I decide at this point that trying to go the main route is probably a bad idea because the small river a few miles south usually spills over and closes the road in flash flood conditions, which we are experiencing at the moment.  I know this because the nearby city of Peabody is already closed and underwater.  I go the scenic route, instead, deciding that the very hilly route 125 is my best bet.  I sigh jesuschrist  twice more just getting from Main Street over to the two-lane highway as twice more I go completely under the waves caused by my own car going one direction and giant school buses coming from the other direction.

I am only on route 125 for about two miles, but several dips in the road cause me to mouth out jesuschrist at least two more times before I finally turn onto back roads that lead toward my job.  I have a choice: Drive by the baseball fields that flood, or drive straight through the state park where the street is dangerously close to the ponds and where I will have to cross a brook that often rises quickly over the road (I’ve actually passed ducks swimming in the roadway there).  I decide to take my chances with the ball fields as I cannot see well enough to make it past the real ponds without sliding into one.  In the three-mile ride I have left to work, I mutter jesuschrist no less than four times as I hit several more puddles that are the size of Olympic swimming pools.

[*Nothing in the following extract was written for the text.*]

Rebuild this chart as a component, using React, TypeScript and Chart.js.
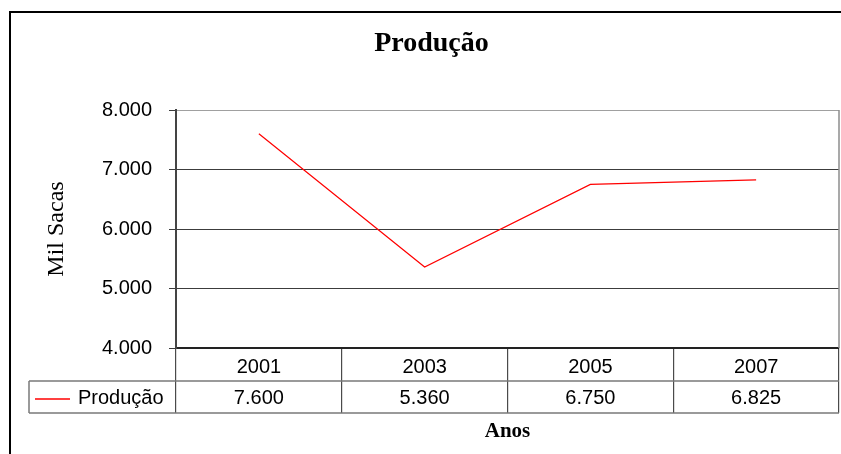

When I finally arrive at work, I need to sit in my car for a few moments, partially because it is pouring buckets and I have to dash a good distance through the rivulet-riddled lot, and partially because I am so damned relieved to have made it to work without drowning or hydroplaning into oblivion.  As I enter the building, dripping and bringing Mother Nature inside with me, the custodian laughs and calls me Noah.

“Maybe not Noah,” I laugh, “but I did say jesuschrist about fifteen times on my way in.  I’m not sure if I were praying, swearing, or both.”

Once I get to my room, I have to pull down the shades (except the trash bag one I had to tape up, so it doesn’t do anything but sit there half-open).  I cannot look at the rain any longer.  It’s too depressing, too stressful, too … gray.  It rains so completely that I cannot see the building wing that sits parallel to mine across a small field.  All I can see is the constant barrage of rain, still coming down like a power-washer and making the steady whooshing noise that sounds like the inside of a wind tunnel.

The sun breaks out for all of fifteen minutes just before lunch then retreats behind more rain, poking its rays out like Bradbury’s short story “All Summer In a Day.”  It rains still when I leave to come home again, but some of the drains have cleared, the steadiness of the storm has begun to abate, and the daylight is just enough to prevent my headlights from being necessary.  When it’s all over, some areas are due to total four to six inches of rain in less than twenty-four hours. 

Jesuschrist.  That’s like four to six feet of snow. 

Relief sets in.  I can deal with a damp lower back, a few mild expletives, and several attempts to become Captain Nemo because I’m not shoveling mounds of snow.  Sometimes we have to take the small victories when we are lucky enough to get them.